-- REQUIREMENTS --
Reproduce the listing below in full and without alteration, apart from its pictures.

-- DATASET EXTRACT --
------------------------------------
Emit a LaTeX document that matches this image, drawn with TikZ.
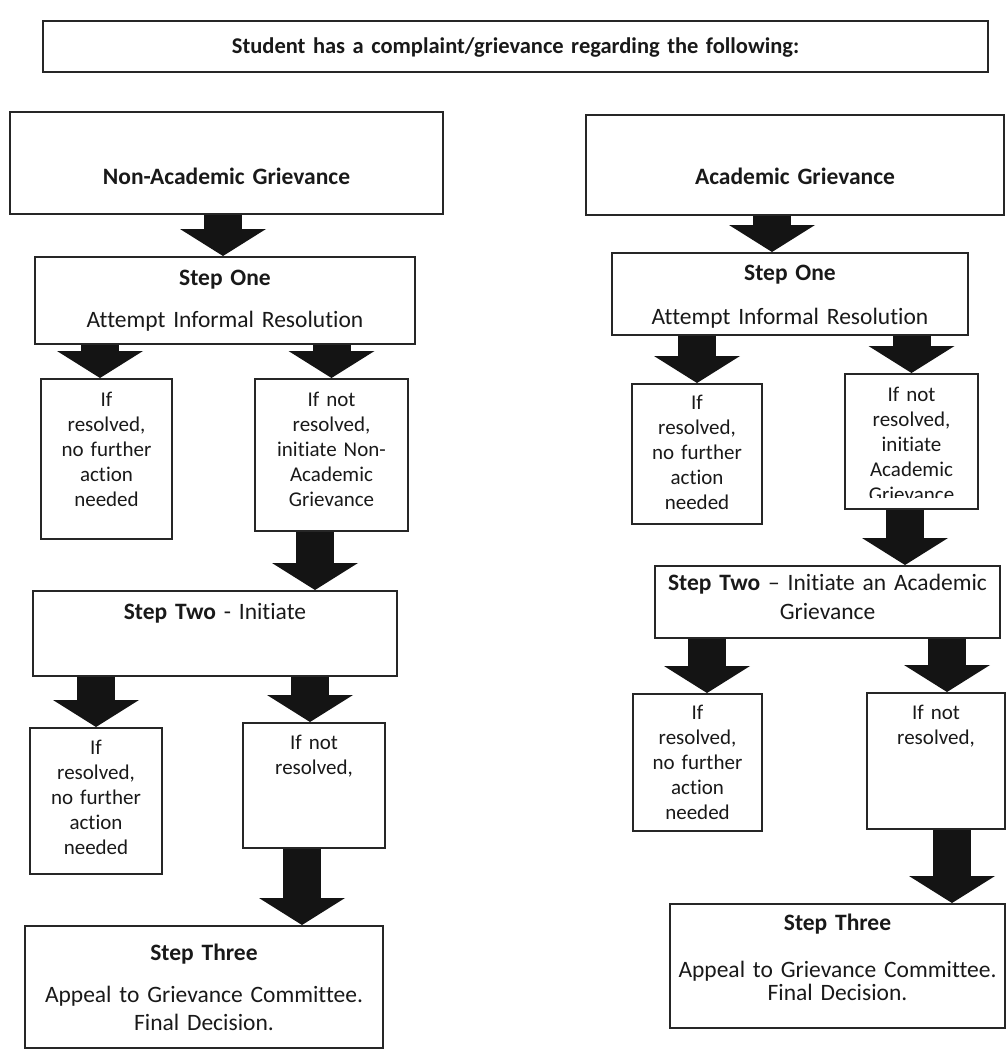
\documentclass[tikz,border=0pt]{standalone}
\usepackage{fontspec}
\setmainfont[Ligatures=NoCommon]{Carlito}
\usepackage{tikz}
\usetikzlibrary{arrows.meta}

\begin{document}
\begin{tikzpicture}[x=1pt,y=-1pt]
	\tikzstyle{every node}=[font=\fontsize{23.5}{28}\selectfont, text=black!90]
	\tikzstyle{box}=[draw=black!85, line width=1.6pt, rectangle, anchor=north, inner xsep=4pt, inner ysep=0pt, align=center]
	\tikzstyle{small}=[box, font=\fontsize{21}{25}\selectfont]
	\tikzstyle{fat}=[line width=38pt, draw=black!92, -{Triangle[width=86pt,length=27pt,line width=0pt]}]
	
	\useasboundingbox (0,0) rectangle (1007,1054);
	
	% heading
	\node[box, minimum width=945pt, text width=937pt, text height=33pt, text depth=18pt, font=\fontsize{22.5}{27}\selectfont\bfseries] (head) at (515.5,20) {Student has a complaint/grievance regarding the following:};
	
	% non-academic side
	\node[box, minimum width=433pt, text width=425pt, text height=73pt, text depth=29pt, font=\fontsize{23.5}{28}\selectfont\bfseries] (nonac) at (226.5,111) {Non-Academic Grievance};
	\node[box, minimum width=380pt, text width=372pt, text height=29pt, text depth=58pt] (s1l) at (225,256) {\textbf{Step One}\\[14pt]Attempt Informal Resolution};
	\node[small, minimum width=131pt, text width=123pt, text height=28pt, text depth=132pt] (r1l) at (106.5,378) {If\\resolved,\\no further\\action\\needed};
	\node[small, minimum width=153pt, text width=145pt, text height=28pt, text depth=124pt] (n1l) at (331.5,378) {If not\\resolved,\\initiate Non-\\Academic\\Grievance};
	\node[box, minimum width=364pt, text width=356pt, text height=29pt, text depth=56pt] (s2l) at (215,590) {\textbf{Step Two} - Initiate};
	\node[small, minimum width=132pt, text width=124pt, text height=27pt, text depth=119pt] (r2l) at (96,727) {If\\resolved,\\no further\\action\\needed};
	\node[small, minimum width=142pt, text width=134pt, text height=27pt, text depth=98pt] (n2l) at (314,722) {If not\\resolved,};
	\node[box, minimum width=358pt, text width=350pt, text height=35pt, text depth=87pt] (s3l) at (204,925) {\textbf{Step Three}\\[14pt]Appeal to Grievance Committee.\\Final Decision.};
	
	% academic side
	\node[box, minimum width=418pt, text width=410pt, text height=70pt, text depth=30pt, font=\fontsize{23.5}{28}\selectfont\bfseries] (acad) at (795,114) {Academic Grievance};
	\node[box, minimum width=356pt, text width=348pt, text height=28pt, text depth=54pt] (s1r) at (790,252) {\textbf{Step One}\\[16pt]Attempt Informal Resolution};
	\node[small, minimum width=130pt, text width=122pt, text height=26pt, text depth=114pt] (r1r) at (697,383) {If\\resolved,\\no further\\action\\needed};
	\node[small, minimum width=133pt, minimum height=135pt] (n1r) at (911.5,373) {};
	\begin{scope}
		\clip (845,373) rectangle (978,497);
		\node[small, draw=none, text width=125pt, text height=28pt, text depth=100pt] (n1rt) at (911.5,373) {If not\\resolved,\\initiate\\Academic\\Grievance};
	\end{scope}
	\node[box, minimum width=345pt, text width=337pt, text height=25pt, text depth=47pt] (s2r) at (827.5,565) {\textbf{Step Two} -- Initiate an Academic\\[1pt]Grievance};
	\node[small, minimum width=129pt, text width=121pt, text height=26pt, text depth=111pt] (r2r) at (697.5,693) {If\\resolved,\\no further\\action\\needed};
	\node[small, minimum width=138pt, text width=130pt, text height=27pt, text depth=109pt] (n2r) at (936,692) {If not\\resolved,};
	\node[box, minimum width=335pt, text width=327pt, text height=27pt, text depth=97pt] (s3r) at (837.5,903) {\textbf{Step Three}\\[19pt]Appeal to Grievance Committee.\\[-5pt]Final Decision.};
	
	% block arrows
	\draw[fat] (nonac.south -| 223,0) -- (s1l.north -| 223,0);
	\draw[fat] (s1l.south -| 100,0) -- (r1l.north -| 100,0);
	\draw[fat] (s1l.south -| n1l.north) -- (n1l.north);
	\draw[fat] (n1l.south -| 315,0) -- (s2l.north -| 315,0);
	\draw[fat] (s2l.south -| r2l.north) -- (r2l.north);
	\draw[fat] (s2l.south -| 310,0) -- (n2l.north -| 310,0);
	\draw[fat] (n2l.south -| 302,0) -- (s3l.north -| 302,0);
	
	\draw[fat] (acad.south -| 772,0) -- (s1r.north -| 772,0);
	\draw[fat] (s1r.south -| r1r.north) -- (r1r.north);
	\draw[fat] (s1r.south -| n1r.north) -- (n1r.north);
	\draw[fat] (n1r.south -| 905,0) -- (s2r.north -| 905,0);
	\draw[fat] (s2r.south -| 707,0) -- (r2r.north -| 707,0);
	\draw[fat] (s2r.south -| 947,0) -- (n2r.north -| 947,0);
	\draw[fat] (n2r.south -| 952,0) -- (s3r.north -| 952,0);
	
\end{tikzpicture}
\end{document}
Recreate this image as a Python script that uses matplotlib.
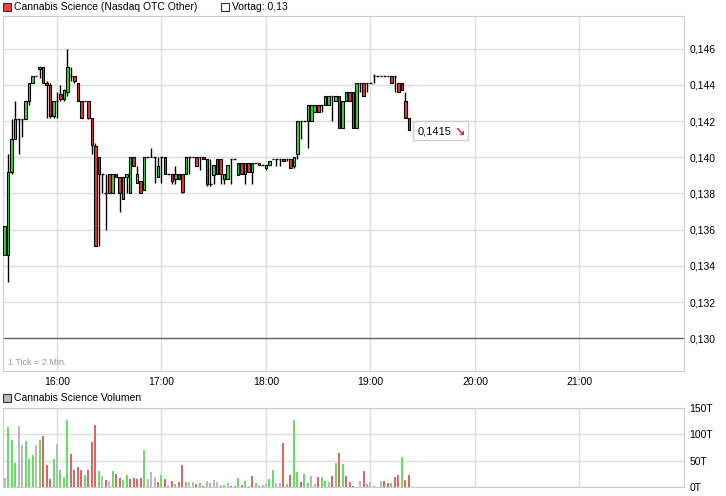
------------------------------------
-- FULL OUTPUT --
Emit a LaTeX document that matches this image, drawn with TikZ.
\documentclass[tikz,border=0pt]{standalone}
\usepackage{fontspec}
\setmainfont[Ligatures=NoCommon]{Carlito}
\usepackage{tikz}
\usetikzlibrary{arrows.meta}

\begin{document}
\begin{tikzpicture}[x=1pt,y=-1pt]
	\tikzstyle{every node}=[font=\fontsize{23.5}{28}\selectfont, text=black!90]
	\tikzstyle{box}=[draw=black!85, line width=1.6pt, rectangle, anchor=north, inner xsep=4pt, inner ysep=0pt, align=center]
	\tikzstyle{small}=[box, font=\fontsize{21}{25}\selectfont]
	\tikzstyle{fat}=[line width=38pt, draw=black!92, -{Triangle[width=86pt,length=27pt,line width=0pt]}]
	
	\useasboundingbox (0,0) rectangle (1007,1054);
	
	% heading
	\node[box, minimum width=945pt, text width=937pt, text height=33pt, text depth=18pt, font=\fontsize{22.5}{27}\selectfont\bfseries] (head) at (515.5,20) {Student has a complaint/grievance regarding the following:};
	
	% non-academic side
	\node[box, minimum width=433pt, text width=425pt, text height=73pt, text depth=29pt, font=\fontsize{23.5}{28}\selectfont\bfseries] (nonac) at (226.5,111) {Non-Academic Grievance};
	\node[box, minimum width=380pt, text width=372pt, text height=29pt, text depth=58pt] (s1l) at (225,256) {\textbf{Step One}\\[14pt]Attempt Informal Resolution};
	\node[small, minimum width=131pt, text width=123pt, text height=28pt, text depth=132pt] (r1l) at (106.5,378) {If\\resolved,\\no further\\action\\needed};
	\node[small, minimum width=153pt, text width=145pt, text height=28pt, text depth=124pt] (n1l) at (331.5,378) {If not\\resolved,\\initiate Non-\\Academic\\Grievance};
	\node[box, minimum width=364pt, text width=356pt, text height=29pt, text depth=56pt] (s2l) at (215,590) {\textbf{Step Two} - Initiate};
	\node[small, minimum width=132pt, text width=124pt, text height=27pt, text depth=119pt] (r2l) at (96,727) {If\\resolved,\\no further\\action\\needed};
	\node[small, minimum width=142pt, text width=134pt, text height=27pt, text depth=98pt] (n2l) at (314,722) {If not\\resolved,};
	\node[box, minimum width=358pt, text width=350pt, text height=35pt, text depth=87pt] (s3l) at (204,925) {\textbf{Step Three}\\[14pt]Appeal to Grievance Committee.\\Final Decision.};
	
	% academic side
	\node[box, minimum width=418pt, text width=410pt, text height=70pt, text depth=30pt, font=\fontsize{23.5}{28}\selectfont\bfseries] (acad) at (795,114) {Academic Grievance};
	\node[box, minimum width=356pt, text width=348pt, text height=28pt, text depth=54pt] (s1r) at (790,252) {\textbf{Step One}\\[16pt]Attempt Informal Resolution};
	\node[small, minimum width=130pt, text width=122pt, text height=26pt, text depth=114pt] (r1r) at (697,383) {If\\resolved,\\no further\\action\\needed};
	\node[small, minimum width=133pt, minimum height=135pt] (n1r) at (911.5,373) {};
	\begin{scope}
		\clip (845,373) rectangle (978,497);
		\node[small, draw=none, text width=125pt, text height=28pt, text depth=100pt] (n1rt) at (911.5,373) {If not\\resolved,\\initiate\\Academic\\Grievance};
	\end{scope}
	\node[box, minimum width=345pt, text width=337pt, text height=25pt, text depth=47pt] (s2r) at (827.5,565) {\textbf{Step Two} -- Initiate an Academic\\[1pt]Grievance};
	\node[small, minimum width=129pt, text width=121pt, text height=26pt, text depth=111pt] (r2r) at (697.5,693) {If\\resolved,\\no further\\action\\needed};
	\node[small, minimum width=138pt, text width=130pt, text height=27pt, text depth=109pt] (n2r) at (936,692) {If not\\resolved,};
	\node[box, minimum width=335pt, text width=327pt, text height=27pt, text depth=97pt] (s3r) at (837.5,903) {\textbf{Step Three}\\[19pt]Appeal to Grievance Committee.\\[-5pt]Final Decision.};
	
	% block arrows
	\draw[fat] (nonac.south -| 223,0) -- (s1l.north -| 223,0);
	\draw[fat] (s1l.south -| 100,0) -- (r1l.north -| 100,0);
	\draw[fat] (s1l.south -| n1l.north) -- (n1l.north);
	\draw[fat] (n1l.south -| 315,0) -- (s2l.north -| 315,0);
	\draw[fat] (s2l.south -| r2l.north) -- (r2l.north);
	\draw[fat] (s2l.south -| 310,0) -- (n2l.north -| 310,0);
	\draw[fat] (n2l.south -| 302,0) -- (s3l.north -| 302,0);
	
	\draw[fat] (acad.south -| 772,0) -- (s1r.north -| 772,0);
	\draw[fat] (s1r.south -| r1r.north) -- (r1r.north);
	\draw[fat] (s1r.south -| n1r.north) -- (n1r.north);
	\draw[fat] (n1r.south -| 905,0) -- (s2r.north -| 905,0);
	\draw[fat] (s2r.south -| 707,0) -- (r2r.north -| 707,0);
	\draw[fat] (s2r.south -| 947,0) -- (n2r.north -| 947,0);
	\draw[fat] (n2r.south -| 952,0) -- (s3r.north -| 952,0);
	
\end{tikzpicture}
\end{document}
Recreate this image as a Python script that uses matplotlib.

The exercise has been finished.